Greetham’s work proceeded far enough for him to publish several articles outlining how the HOCCLEX files would be used, and to inform Charles Blyth’s 1999 TEAMS teaching-edition of the Regiment.


However, Greethams’ proposed critical edition failed to materialize. After 1999, the HOCCLEX files, their purpose seemingly spent, might easily have been lost. Fortunately, Blyth kept not only the computer files but a wealth of materials, including microfilmed copies of most of the Hoccleve manuscripts and over 6000 handwritten collation sheets. In 2009, Blyth donated these items to Elon Lang, and they now serve as the core archival resources of the Hoccleve Archives project.

Over the past several years, Student Innovation Fellows at GSU have been working to make the HOCCLEX files accessible to scholars and to recreate the Hoccleve Lexicon in a more robust and, most importantly, public form. Since the creation of the original files, their potential utility has been amplified by the subsequent coming of the digital age. Greetham’s original conception for the lexicon was to create a tool that would largely work behind the scenes to inform a printed critical edition. In contrast, our aim is to take advantage of the internet to bring the Lexicon to life in a digital format where it can serve as a public tool. As a web-based resource, the Lexicon, populated with data from the original HOCCLEX files, can function as a fully searchable and browseable research tool of use to Hoccleve scholars, students of the Middle English language in general, and serve as a key archival resource available to collaborators on the largest goal of the Hoccleve Archive, a digital critical edition of the Regiment.
A stand-alone interface with the Lexicon is yet to come, but the HOCCLEX files have now been integrated into our edition of the holograph poems. To use it, simply right-click on any word in any poem. This will open a dialogue box allowing you to search for instances of the word within the poem or across all the poems of the holograph manuscripts, and detailed grammatical information about the word. For instance, a search of the term “womman” will pull the following information.

The initial prototype will be limited in some respects – most notably, it will display an untranslated version of the grammatical mark-up, so parts of speech searches will unfortunately display in such user-friendly forms as ‘v1#adj%prp’ or ‘n[??FORM?CHK]’. We are still working to understand the nearly 250 different abbreviations for parts of speech contained in the HOCCLEX files. Some are easy enough to understand, but many are ambiguous ( ‘n#propn[NOT-MED]’), seem to be human errors ( ‘ende’) or are just plain head scratchers. Unless we can find the key to them, we may need the services of a seriously talented linguist/grammar nerd to help us replace the abbreviations with more user-friendly terminology. If anyone using the Lexicon has information that would help us identify some of the more obscure corners of this mark-up language, please contact Robin Wharton.

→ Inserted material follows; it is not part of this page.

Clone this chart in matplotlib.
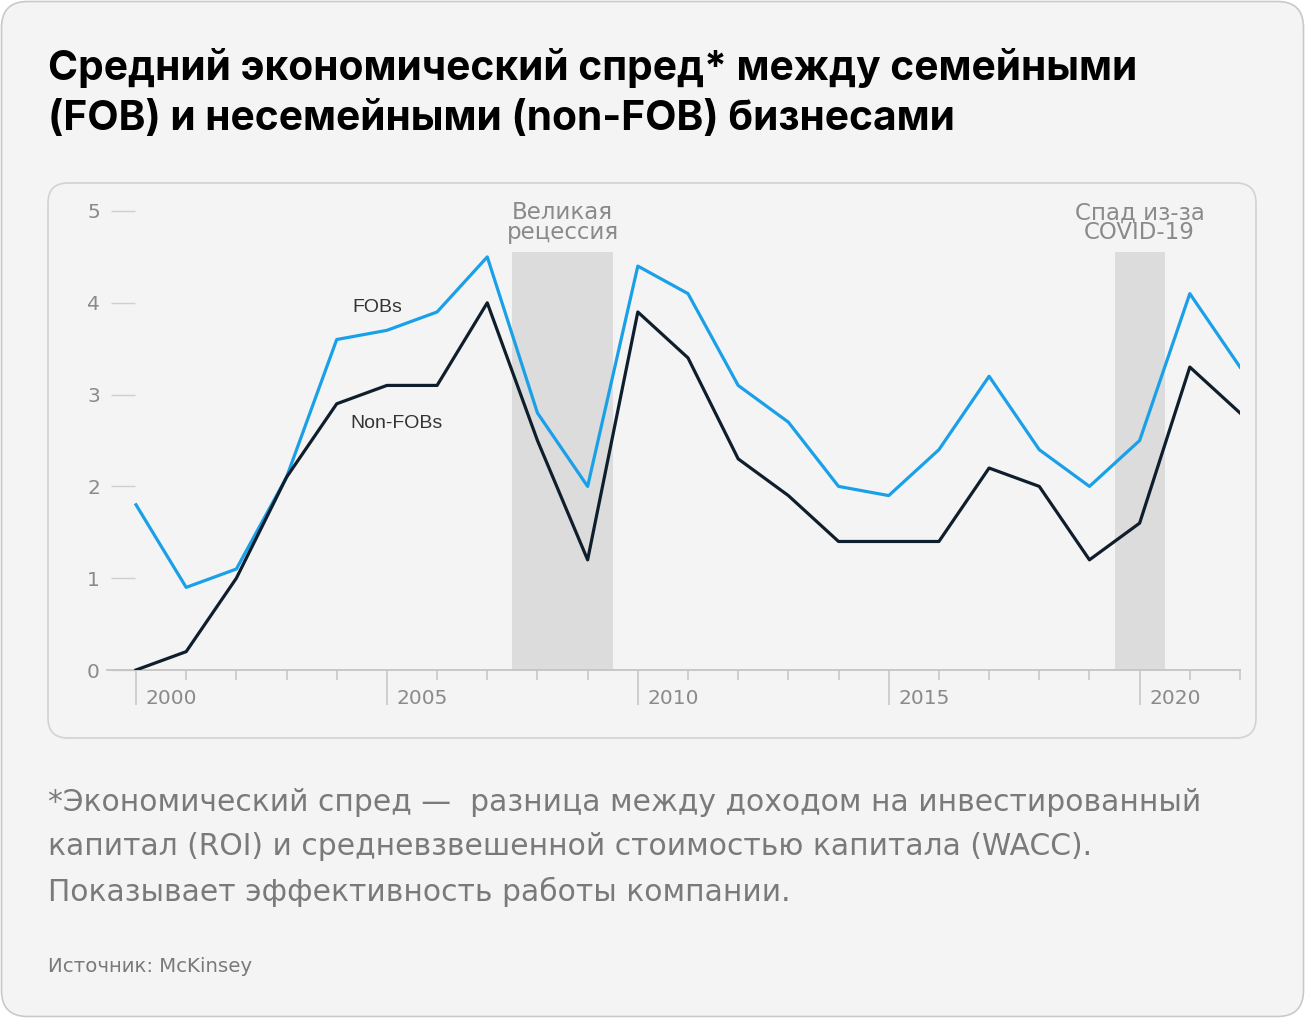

The lexicon will become more robust in the coming months. Even at this initial stage, however, it is remarkable step forward for a project that began over thirty years ago, and a reminder of how much the internet has changed the horizon of possibility for computing projects in the humanities.What began as an essentially private database, certainly one that would inform public documents and which gave rise to peer-reviewed articles, but which nevertheless stayed behind the scenes because there was no easy means to make it public, is now accessible to students and scholars around the globe.